New 'office' talk between Taipei and Beijing
Taiwan and the mainland yesterday marked the fourth anniversary of the resumption of talks through their respective semi-official agencies, with both sides realising they will have to swap representative offices if they are to continue to develop ties.
Analysts say, however, that given the sensitivities surrounding cross-strait relations, both Taipei and Beijing will be likely to factor in political calculations in handling the issue.
The establishment of representative offices by Taiwan's Straits Exchange Foundation (SEF) and the mainland's Association for Relations Across the Taiwan Strait (Arats) on either side of the strait has been much-discussed since the two front bodies represented their respective governments in the reopening of talks in Beijing on June 12, 2008.

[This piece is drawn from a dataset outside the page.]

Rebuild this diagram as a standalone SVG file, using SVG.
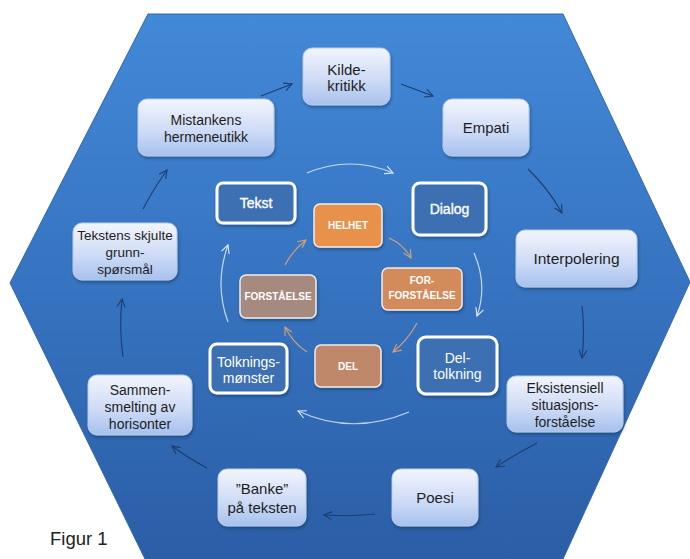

On Monday, Wang Yi , director of the mainland's State Council's Taiwan Affairs Office, told a visiting delegation from Taiwan in Beijing that with the rapid development of cross-strait exchanges it was time for the two agencies to talk about setting up representative offices on each other's territory.
He said that while Beijing was in no rush to force the issue, Taipei had been positive about the possibility of swapping such offices.

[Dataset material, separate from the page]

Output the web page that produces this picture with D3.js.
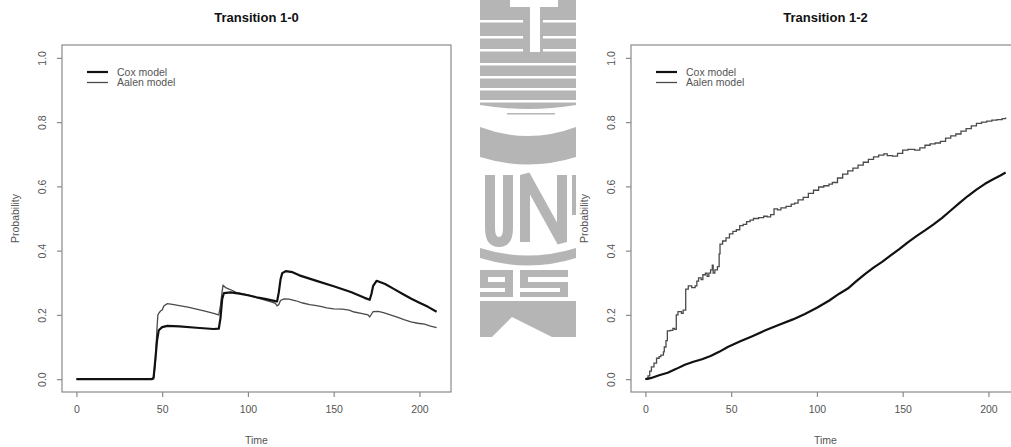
<!DOCTYPE html>
<html>
<head>
<meta charset="utf-8">
<script src="https://cdn.jsdelivr.net/npm/d3@7"></script>
<style>
  html, body { margin: 0; padding: 0; background: #fff; }
  svg { display: block; font-family: "Liberation Sans", Arial, sans-serif; }
</style>
</head>
<body>
<svg id="chart" width="1011" height="447"></svg>
<script>
// ---------------- data ----------------
const panelTitles = ["Transition 1-0", "Transition 1-2"];
const seriesNames = ["Cox model", "Aalen model"];
const xTicks = [0, 50, 100, 150, 200];
const yTicks = [0.0, 0.2, 0.4, 0.6, 0.8, 1.0];
const xLabel = "Time";
const yLabel = "Probability";

// Transition 1-0
const cox10 = [[0,0],[44,0],[45,0.005],[46,0.06],[47,0.12],[48,0.152],[50,0.162],[53,0.166],[60,0.164],[70,0.160],[80,0.156],[83,0.157],[84,0.19],[85,0.25],[86,0.268],[90,0.270],[95,0.266],[100,0.261],[105,0.255],[110,0.250],[116,0.243],[117,0.242],[118,0.27],[119,0.31],[120,0.330],[122,0.336],[126,0.333],[130,0.323],[140,0.306],[150,0.289],[160,0.271],[168,0.253],[171,0.247],[172,0.265],[173,0.29],[175,0.306],[180,0.296],[185,0.281],[190,0.266],[195,0.251],[200,0.238],[205,0.225],[210,0.210]];
const aalen10 = [[0,0],[45,0],[46,0.05],[47,0.16],[47.5,0.2],[48,0.205],[49,0.212],[50,0.215],[51,0.228],[53,0.235],[56,0.233],[60,0.229],[65,0.224],[70,0.218],[75,0.212],[80,0.205],[83,0.200],[84,0.23],[85,0.275],[85.5,0.292],[87,0.285],[89,0.280],[91,0.276],[93,0.270],[95,0.268],[100,0.262],[105,0.254],[110,0.246],[114,0.240],[116,0.236],[117,0.228],[118,0.232],[119,0.245],[121,0.250],[124,0.249],[128,0.244],[132,0.237],[136,0.232],[140,0.229],[143,0.226],[146,0.222],[150,0.219],[155,0.218],[159,0.215],[162,0.209],[166,0.205],[170,0.200],[171,0.194],[172,0.202],[173,0.210],[176,0.211],[179,0.207],[183,0.200],[187,0.193],[191,0.185],[195,0.178],[199,0.174],[203,0.171],[206,0.166],[210,0.160]];

// Transition 1-2
const cox12 = [[0,0],[3,0.003],[8,0.012],[13,0.02],[18,0.032],[23,0.045],[28,0.054],[33,0.062],[38,0.072],[43,0.085],[48,0.1],[55,0.117],[62,0.133],[70,0.152],[78,0.169],[86,0.186],[93,0.203],[100,0.222],[107,0.244],[113,0.266],[118,0.282],[123,0.305],[128,0.327],[133,0.347],[138,0.365],[143,0.385],[148,0.405],[153,0.426],[158,0.445],[163,0.463],[168,0.482],[173,0.502],[178,0.525],[183,0.548],[188,0.570],[193,0.590],[198,0.608],[203,0.623],[207,0.634],[210,0.643]];
const aalen12 = [[0,0],[1.5,0.01],[2.5,0.025],[3.5,0.038],[5,0.05],[6.5,0.065],[8,0.07],[9,0.075],[10.5,0.085],[11,0.1],[12,0.12],[12.8,0.15],[14.5,0.152],[16,0.158],[17,0.155],[18,0.2],[19,0.21],[21,0.205],[22,0.215],[23.5,0.28],[25,0.29],[27,0.285],[29,0.29],[30,0.305],[31,0.315],[32.5,0.31],[33.5,0.325],[35,0.33],[36,0.32],[37,0.33],[38,0.34],[39,0.355],[39.5,0.33],[40.5,0.34],[42,0.35],[43,0.39],[43.5,0.42],[45,0.43],[47,0.44],[49,0.452],[51,0.46],[53,0.465],[55,0.478],[57,0.482],[59,0.49],[61,0.495],[63,0.5],[66,0.503],[69,0.507],[71,0.505],[73,0.512],[75,0.53],[77,0.527],[79,0.533],[82,0.538],[85,0.545],[87,0.548],[89,0.558],[92,0.566],[95,0.578],[98,0.588],[101,0.598],[104,0.602],[107,0.607],[109,0.612],[112,0.626],[115,0.638],[118,0.648],[121,0.657],[124,0.666],[127,0.675],[130,0.684],[133,0.692],[136,0.697],[139,0.701],[141,0.696],[144,0.694],[147,0.703],[150,0.713],[153,0.715],[157,0.713],[160,0.72],[163,0.728],[166,0.732],[169,0.735],[172,0.74],[175,0.75],[178,0.757],[181,0.763],[184,0.772],[187,0.78],[190,0.788],[193,0.796],[196,0.8],[199,0.803],[202,0.806],[205,0.808],[208,0.811],[210,0.814]];

const panels = [
  { title: panelTitles[0], cox: cox10, aalen: aalen10, aalenStep: false, left: 62 },
  { title: panelTitles[1], cox: cox12, aalen: aalen12, aalenStep: true, left: 631 }
];

// ---------------- drawing ----------------
const svg = d3.select("#chart");
const boxW = 389, plotTop = 45, plotBottom = 392;
const axisColor = "#8a8a8a", textColor = "#555", wmColor = "#b5b5b5";

// background watermark (decorative)
(function watermark() {
  const g = svg.append("g").attr("fill", wmColor);
  g.append("path").attr("d", "M480,0 L576,0 L576,105 Q528,113 480,105 Z");
  const w = svg.append("g").attr("fill", "#fff");
  [20, 36, 49].forEach(yy => {
    w.append("rect").attr("x", 480).attr("y", yy).attr("width", 43).attr("height", 2.5);
    w.append("rect").attr("x", 543).attr("y", yy).attr("width", 33).attr("height", 2.5);
  });
  [63, 76, 88, 100].forEach(yy => {
    w.append("rect").attr("x", 480).attr("y", yy).attr("width", 96).attr("height", 2.5);
  });
  w.append("rect").attr("x", 530).attr("y", 0).attr("width", 10).attr("height", 52);
  w.append("rect").attr("x", 510).attr("y", 0).attr("width", 48).attr("height", 7);
  const g2 = svg.append("g").attr("fill", wmColor);
  g2.append("rect").attr("x", 507).attr("y", 113).attr("width", 48).attr("height", 1.5);
  g2.append("path").attr("d", "M480,127 Q528,145 576,127 L576,157 Q528,172 480,157 Z");
  g2.append("path").attr("d", "M490,175 L490,228 Q490,242 499,242 Q508,242 508,228 L508,175")
    .attr("fill", "none").attr("stroke", wmColor).attr("stroke-width", 10);
  g2.append("path").attr("d", "M525,242 L525,175 L562,242 L562,175")
    .attr("fill", "none").attr("stroke", wmColor).attr("stroke-width", 10);
  g2.append("rect").attr("x", 572).attr("y", 175).attr("width", 4).attr("height", 40);
  g2.append("path").attr("d", "M480,248 Q528,263 576,248 L576,258 Q528,273 480,258 Z");
  g2.append("path").attr("fill-rule", "evenodd")
    .attr("d", "M480,270 L513,270 L513,297 L480,297 L480,292 L505,292 L505,288 L480,288 Z M488,277 L505,277 L505,282 L488,282 Z");
  g2.append("path")
    .attr("d", "M520,270 L568,270 L568,277 L528,277 L528,282 L568,282 L568,297 L520,297 L520,292 L560,292 L560,288 L520,288 Z");
  g2.append("path").attr("d", "M480,301 L576,301 L576,337 L552,337 L512,317 L492,337 L480,337 Z");
})();

panels.forEach(p => {
  const x = d3.scaleLinear().domain([-8.4, 218.4]).range([p.left, p.left + boxW]);
  const y = d3.scaleLinear().domain([-0.04, 1.04]).range([plotBottom, plotTop]);
  const g = svg.append("g");
  const cx = p.left + boxW / 2;

  g.append("text").attr("x", cx).attr("y", 22).attr("text-anchor", "middle")
    .attr("font-size", 13).attr("font-weight", "bold").attr("fill", "#111").text(p.title);

  g.append("rect").attr("x", p.left).attr("y", plotTop).attr("width", boxW).attr("height", plotBottom - plotTop)
    .attr("fill", "none").attr("stroke", axisColor).attr("stroke-width", 1.2);

  const xa = g.append("g").attr("transform", `translate(0,${plotBottom})`)
    .call(d3.axisBottom(x).tickValues(xTicks).tickSize(5).tickPadding(9).tickSizeOuter(0));
  xa.select(".domain").remove();
  xa.selectAll("line").attr("stroke", axisColor).attr("stroke-width", 1.2);
  xa.selectAll("text").attr("fill", textColor).attr("font-size", 10.5)
    .attr("font-family", "Liberation Sans, Arial, sans-serif");

  const ya = g.append("g").attr("transform", `translate(${p.left},0)`)
    .call(d3.axisLeft(y).tickValues(yTicks).tickFormat(d3.format(".1f")).tickSize(5).tickSizeOuter(0));
  ya.select(".domain").remove();
  ya.selectAll("line").attr("stroke", axisColor).attr("stroke-width", 1.2);
  ya.selectAll("text").attr("fill", textColor).attr("font-size", 10.5)
    .attr("font-family", "Liberation Sans, Arial, sans-serif")
    .attr("text-anchor", "middle").attr("x", 0).attr("y", 0).attr("dy", "0.35em")
    .attr("transform", "translate(-20,0) rotate(-90)");

  g.append("text").attr("x", cx).attr("y", 444).attr("text-anchor", "middle")
    .attr("font-size", 10.5).attr("fill", textColor).text(xLabel);
  g.append("text").attr("transform", `translate(${p.left - 43},${(plotTop + plotBottom) / 2}) rotate(-90)`)
    .attr("text-anchor", "middle").attr("font-size", 10.5).attr("fill", textColor).text(yLabel);

  const line = d3.line().x(d => x(d[0])).y(d => y(d[1]));
  const stepLine = d3.line().x(d => x(d[0])).y(d => y(d[1])).curve(d3.curveStepAfter);
  g.append("path").datum(p.aalen).attr("fill", "none").attr("stroke", "#4a4a4a").attr("stroke-width", 1.3)
    .attr("d", p.aalenStep ? stepLine : line);
  g.append("path").datum(p.cox).attr("fill", "none").attr("stroke", "#111").attr("stroke-width", 2.2)
    .attr("stroke-linejoin", "round").attr("d", line);

  const lg = g.append("g").attr("transform", `translate(${p.left + 25},72)`);
  const styles = [{ c: "#111", w: 2.2 }, { c: "#4a4a4a", w: 1.3 }];
  seriesNames.forEach((name, i) => {
    lg.append("line").attr("x1", 0).attr("x2", 21).attr("y1", i * 10.5).attr("y2", i * 10.5)
      .attr("stroke", styles[i].c).attr("stroke-width", styles[i].w);
    lg.append("text").attr("x", 30).attr("y", i * 10.5 + 3.8).attr("font-size", 10.5)
      .attr("fill", textColor).text(name);
  });
});
</script>
</body>
</html>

Taiwanese President Ma Ying-jeou said last month that the relevant authorities in Taiwan could start to study the possibility of revising the island's Cross-strait People's Relations Act to allow the formation of representative offices.

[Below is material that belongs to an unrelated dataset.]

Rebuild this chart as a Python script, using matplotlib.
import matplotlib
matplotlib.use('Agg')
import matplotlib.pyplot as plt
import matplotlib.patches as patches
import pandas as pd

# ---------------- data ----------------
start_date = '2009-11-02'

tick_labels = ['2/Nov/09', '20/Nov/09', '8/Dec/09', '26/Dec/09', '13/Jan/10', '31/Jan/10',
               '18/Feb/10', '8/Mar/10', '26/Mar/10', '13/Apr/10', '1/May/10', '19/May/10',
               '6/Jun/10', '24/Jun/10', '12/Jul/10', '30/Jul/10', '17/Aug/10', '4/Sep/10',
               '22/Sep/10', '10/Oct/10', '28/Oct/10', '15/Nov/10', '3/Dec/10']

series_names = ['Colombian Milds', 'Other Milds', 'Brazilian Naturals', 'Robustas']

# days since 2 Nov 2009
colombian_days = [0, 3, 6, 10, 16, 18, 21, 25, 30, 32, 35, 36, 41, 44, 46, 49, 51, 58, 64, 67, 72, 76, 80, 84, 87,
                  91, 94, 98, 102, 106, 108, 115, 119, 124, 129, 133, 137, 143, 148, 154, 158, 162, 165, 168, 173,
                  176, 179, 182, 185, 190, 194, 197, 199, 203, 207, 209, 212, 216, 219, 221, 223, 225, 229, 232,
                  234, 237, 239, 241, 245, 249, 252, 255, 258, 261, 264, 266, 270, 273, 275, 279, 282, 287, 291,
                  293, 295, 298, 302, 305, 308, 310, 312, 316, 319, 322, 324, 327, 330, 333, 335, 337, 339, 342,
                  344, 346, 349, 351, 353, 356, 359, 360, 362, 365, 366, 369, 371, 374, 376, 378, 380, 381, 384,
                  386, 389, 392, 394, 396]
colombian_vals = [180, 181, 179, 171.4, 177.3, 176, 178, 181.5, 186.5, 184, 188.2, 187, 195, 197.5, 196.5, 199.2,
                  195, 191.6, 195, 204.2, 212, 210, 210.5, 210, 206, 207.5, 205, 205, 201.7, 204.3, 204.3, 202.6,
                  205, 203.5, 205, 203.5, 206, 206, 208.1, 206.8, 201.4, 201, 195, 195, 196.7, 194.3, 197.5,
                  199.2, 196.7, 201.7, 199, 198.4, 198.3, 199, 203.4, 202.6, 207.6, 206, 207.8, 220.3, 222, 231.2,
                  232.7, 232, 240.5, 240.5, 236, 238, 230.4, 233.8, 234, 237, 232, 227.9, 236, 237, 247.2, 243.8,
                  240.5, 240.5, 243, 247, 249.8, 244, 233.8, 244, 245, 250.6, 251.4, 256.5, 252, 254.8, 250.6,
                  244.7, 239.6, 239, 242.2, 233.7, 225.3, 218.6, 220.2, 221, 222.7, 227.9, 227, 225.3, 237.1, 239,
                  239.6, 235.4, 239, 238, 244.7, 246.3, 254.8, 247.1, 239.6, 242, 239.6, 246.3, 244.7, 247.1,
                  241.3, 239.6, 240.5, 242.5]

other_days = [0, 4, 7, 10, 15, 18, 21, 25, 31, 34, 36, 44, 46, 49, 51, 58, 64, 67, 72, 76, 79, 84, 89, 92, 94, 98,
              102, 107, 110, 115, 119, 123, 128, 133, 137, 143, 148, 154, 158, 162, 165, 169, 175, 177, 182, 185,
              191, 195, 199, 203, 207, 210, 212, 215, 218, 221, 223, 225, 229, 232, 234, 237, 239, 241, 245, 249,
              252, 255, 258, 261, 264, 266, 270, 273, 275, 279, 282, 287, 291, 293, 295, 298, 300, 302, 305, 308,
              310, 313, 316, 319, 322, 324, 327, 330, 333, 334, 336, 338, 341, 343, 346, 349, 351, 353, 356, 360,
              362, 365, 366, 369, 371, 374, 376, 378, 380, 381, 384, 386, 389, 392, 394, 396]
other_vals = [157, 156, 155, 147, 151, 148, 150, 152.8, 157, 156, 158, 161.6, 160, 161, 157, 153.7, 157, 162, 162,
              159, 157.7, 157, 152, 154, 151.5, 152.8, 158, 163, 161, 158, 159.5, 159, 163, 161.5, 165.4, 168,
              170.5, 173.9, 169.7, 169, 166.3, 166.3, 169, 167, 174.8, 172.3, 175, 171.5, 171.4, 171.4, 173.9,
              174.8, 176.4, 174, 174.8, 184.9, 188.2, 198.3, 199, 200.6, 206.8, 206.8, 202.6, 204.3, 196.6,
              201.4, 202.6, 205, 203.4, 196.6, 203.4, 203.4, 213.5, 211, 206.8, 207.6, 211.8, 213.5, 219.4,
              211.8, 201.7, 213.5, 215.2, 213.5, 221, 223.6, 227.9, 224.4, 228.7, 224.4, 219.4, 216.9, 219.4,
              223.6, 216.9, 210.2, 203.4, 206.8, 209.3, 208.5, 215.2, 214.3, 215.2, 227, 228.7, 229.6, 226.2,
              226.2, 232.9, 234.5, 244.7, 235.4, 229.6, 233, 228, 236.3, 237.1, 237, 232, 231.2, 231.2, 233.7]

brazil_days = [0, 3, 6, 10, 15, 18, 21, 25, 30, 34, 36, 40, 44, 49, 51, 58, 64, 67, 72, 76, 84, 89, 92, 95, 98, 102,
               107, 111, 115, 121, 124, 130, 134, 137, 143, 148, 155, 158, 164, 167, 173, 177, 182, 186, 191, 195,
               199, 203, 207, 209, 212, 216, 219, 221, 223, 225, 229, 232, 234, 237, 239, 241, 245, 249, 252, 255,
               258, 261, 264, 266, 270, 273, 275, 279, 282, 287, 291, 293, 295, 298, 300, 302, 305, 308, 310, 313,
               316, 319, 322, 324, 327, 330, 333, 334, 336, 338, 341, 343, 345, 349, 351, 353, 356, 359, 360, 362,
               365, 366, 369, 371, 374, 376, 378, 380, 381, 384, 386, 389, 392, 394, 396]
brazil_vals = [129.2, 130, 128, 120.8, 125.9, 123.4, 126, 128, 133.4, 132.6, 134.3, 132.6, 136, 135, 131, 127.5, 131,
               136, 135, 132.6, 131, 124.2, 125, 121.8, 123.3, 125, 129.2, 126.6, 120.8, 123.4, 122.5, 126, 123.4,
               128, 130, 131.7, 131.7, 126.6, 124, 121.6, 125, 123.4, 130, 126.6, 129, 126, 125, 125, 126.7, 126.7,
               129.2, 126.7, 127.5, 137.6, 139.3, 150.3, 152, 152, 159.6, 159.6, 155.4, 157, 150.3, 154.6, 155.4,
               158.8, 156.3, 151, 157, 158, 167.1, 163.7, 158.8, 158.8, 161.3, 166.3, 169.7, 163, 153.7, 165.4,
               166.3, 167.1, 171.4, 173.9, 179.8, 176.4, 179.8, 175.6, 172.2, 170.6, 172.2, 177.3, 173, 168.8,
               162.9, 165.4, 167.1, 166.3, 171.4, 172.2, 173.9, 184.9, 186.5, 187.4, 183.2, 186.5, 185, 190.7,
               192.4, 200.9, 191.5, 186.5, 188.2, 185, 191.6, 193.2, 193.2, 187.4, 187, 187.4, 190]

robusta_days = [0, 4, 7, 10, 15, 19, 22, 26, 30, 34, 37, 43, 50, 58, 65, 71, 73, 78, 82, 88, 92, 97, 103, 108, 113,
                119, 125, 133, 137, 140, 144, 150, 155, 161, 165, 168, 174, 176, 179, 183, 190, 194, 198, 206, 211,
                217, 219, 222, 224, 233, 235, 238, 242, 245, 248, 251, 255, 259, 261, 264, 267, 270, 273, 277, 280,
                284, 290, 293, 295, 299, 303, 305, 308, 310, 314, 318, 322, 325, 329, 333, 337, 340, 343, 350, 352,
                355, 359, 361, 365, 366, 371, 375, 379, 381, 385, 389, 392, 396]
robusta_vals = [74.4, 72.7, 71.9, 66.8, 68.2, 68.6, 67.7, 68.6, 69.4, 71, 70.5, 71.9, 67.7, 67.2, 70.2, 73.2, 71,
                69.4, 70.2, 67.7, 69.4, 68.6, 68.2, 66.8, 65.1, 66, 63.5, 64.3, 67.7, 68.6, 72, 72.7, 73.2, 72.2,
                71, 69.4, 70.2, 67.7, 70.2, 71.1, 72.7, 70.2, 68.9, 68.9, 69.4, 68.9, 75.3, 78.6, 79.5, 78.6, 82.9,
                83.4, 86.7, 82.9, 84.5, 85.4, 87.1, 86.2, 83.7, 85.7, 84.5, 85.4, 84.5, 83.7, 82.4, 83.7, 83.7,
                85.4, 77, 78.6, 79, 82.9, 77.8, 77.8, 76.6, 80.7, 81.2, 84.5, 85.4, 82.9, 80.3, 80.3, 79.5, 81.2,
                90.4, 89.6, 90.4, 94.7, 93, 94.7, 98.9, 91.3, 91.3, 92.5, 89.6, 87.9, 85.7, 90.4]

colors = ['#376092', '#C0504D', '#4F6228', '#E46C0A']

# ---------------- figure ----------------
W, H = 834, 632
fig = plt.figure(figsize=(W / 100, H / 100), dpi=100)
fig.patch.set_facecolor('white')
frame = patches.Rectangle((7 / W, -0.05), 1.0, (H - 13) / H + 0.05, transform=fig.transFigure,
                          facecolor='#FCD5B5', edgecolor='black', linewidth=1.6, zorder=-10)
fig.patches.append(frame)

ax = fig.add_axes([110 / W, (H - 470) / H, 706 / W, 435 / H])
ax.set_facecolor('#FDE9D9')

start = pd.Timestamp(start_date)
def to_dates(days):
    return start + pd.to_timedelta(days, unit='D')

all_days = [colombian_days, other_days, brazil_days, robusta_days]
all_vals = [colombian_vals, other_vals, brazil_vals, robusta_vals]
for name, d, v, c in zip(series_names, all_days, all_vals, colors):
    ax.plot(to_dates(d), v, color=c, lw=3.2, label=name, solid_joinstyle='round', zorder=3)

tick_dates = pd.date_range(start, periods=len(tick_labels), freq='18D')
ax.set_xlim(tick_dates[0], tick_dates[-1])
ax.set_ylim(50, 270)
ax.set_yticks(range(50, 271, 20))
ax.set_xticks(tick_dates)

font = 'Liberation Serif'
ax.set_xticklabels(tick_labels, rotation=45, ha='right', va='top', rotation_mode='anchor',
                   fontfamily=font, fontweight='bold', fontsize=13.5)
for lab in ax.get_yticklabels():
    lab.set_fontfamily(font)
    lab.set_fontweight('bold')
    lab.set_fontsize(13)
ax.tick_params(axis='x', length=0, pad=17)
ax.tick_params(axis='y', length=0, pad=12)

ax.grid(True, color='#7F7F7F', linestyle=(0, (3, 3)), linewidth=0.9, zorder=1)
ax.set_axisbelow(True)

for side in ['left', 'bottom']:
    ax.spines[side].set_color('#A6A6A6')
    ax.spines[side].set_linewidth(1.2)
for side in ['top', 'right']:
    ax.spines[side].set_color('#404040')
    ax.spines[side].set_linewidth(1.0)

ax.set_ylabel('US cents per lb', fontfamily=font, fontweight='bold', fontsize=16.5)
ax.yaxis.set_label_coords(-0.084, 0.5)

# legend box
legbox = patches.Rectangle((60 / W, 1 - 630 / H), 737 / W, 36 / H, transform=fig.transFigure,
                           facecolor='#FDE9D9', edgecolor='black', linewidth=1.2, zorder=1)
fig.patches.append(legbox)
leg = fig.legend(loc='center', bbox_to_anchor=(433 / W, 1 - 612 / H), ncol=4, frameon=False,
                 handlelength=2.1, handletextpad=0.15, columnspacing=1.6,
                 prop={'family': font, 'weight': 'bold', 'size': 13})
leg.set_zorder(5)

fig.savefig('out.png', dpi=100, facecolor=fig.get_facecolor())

Beijing was the first to raise the issue when the two sides resumed talks in 2008 following the inauguration of the mainland-friendly Ma as Taiwan's president in May that year.
Since then, the two agencies have engaged in seven series of talks, signing 16 economic, transportation, tourism, legal assistance and other non-political agreements, including an important Economic Co-operation Framework Agreement that has helped free up cross-strait trade.
Lai Shin-yuan, chairwoman of the Mainland Affairs Council, Taiwan's top mainland policy planning body, which oversees the SEF, said the talks and agreements had institutionalised the two negotiating bodies.
The Ma government's response to mainland suggestions that representative offices be set up was initially lukewarm, due to fears that it could lend the pro-independence camp in Taiwan an excuse to accuse Ma of getting too close to Beijing. But analysts say that since winning a second term in May Ma is more convinced of the need to set up such offices and hopes they may be part of his legacy.
Professor George Tsai Wei, a cross-strait expert at the Chinese Culture University in Taipei, said: 'While the two bodies have both political and functional relevance, it would be better for the two sides to play down the political implications in setting up the representative offices if they are to achieve this purpose.'
He said that while Beijing would hope to use its office to push for political dialogue with Taipei, Taiwan would be more likely to highlight its self-governing status.
The SEF and Arats were set up in the early 1990s as front bodies for talks, but negotiations were not held until 2008, partly due to pro-independence moves by former Taiwanese president Lee Teng-hui and his successor, Chen Shui-bian.